Barry Fisher, state agronomist for the NRCS in Indiana, says the USDA’s various agencies are well aware of the benefits cover cropping provides, and they’re working to solve the compliance and eligibility issues that are encountered. “The potential benefits that cover cropping provides for the soil and the environment are so outstanding that surely we can work through any obstacles that may be in the way,” he says.

The Kansas Farm Bureau (KFB)recently analyzed how various USDA agencies were handling fall-planted cover crops in that state. “There were instances where local crop insurance agents were telling farmers their spring crops weren’t eligible because of cover crops grown the previous fall. Farmers planted those fall cover crops as part of a robust rotation intent on building soil organic matter and improving soil quality and, in some cases, were even required to plant them as part of a CSP contract with USDA,” says Steve Swaffar, director of natural resources.

Mark Nelson, KFB’s director of commodities, says much of the confusion is often simple misunderstandings or misinterpretations of terminology. “However, there are situations that can arise with cover crops that can impact a farmer’s eligibility for certain USDA payments,” he says.

Nelson says one area of potential problems is in the planting date and acreage that growers report to FSA. “The FSA year runs from October 1 to September 30. And when there is more than one crop planted in that period, the first one is reported as the initial crop and the next one is the subsequent crop.
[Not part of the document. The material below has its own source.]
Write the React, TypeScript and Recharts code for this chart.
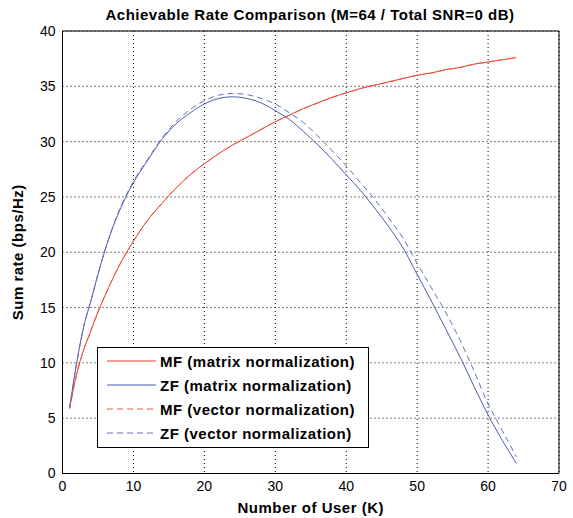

When a fall cover crop is the initial crop (planted after October 1) the subsequent crop (such as corn planted the following spring) may not be eligible for some payments. This is a particular concern under FSA’s ACRE (Average Crop Revenue Election) program.”

Fisher says ACRE also presents challenges for cover crop growers in Indiana. “There are issues with date of planting and termination that need to be corrected. The RMA recently did this with crop insurance, and we hope FSA does the same,” he says.

The KFB report also cautions growers regarding FSA’s DCP payments (the main farm program payments most commodity producers receive). If a cover crop planted on base acres includes any species considered a fruit or vegetable (such as turnips, radishes, and peas) then it cannot be harvested as produce or seed. If it’s grazed or used as a forage, the producer pays a $46 fee to cover the cost of an FSA inspection to verify that use. No inspection is required if the cover crop is terminated by a herbicide or frost.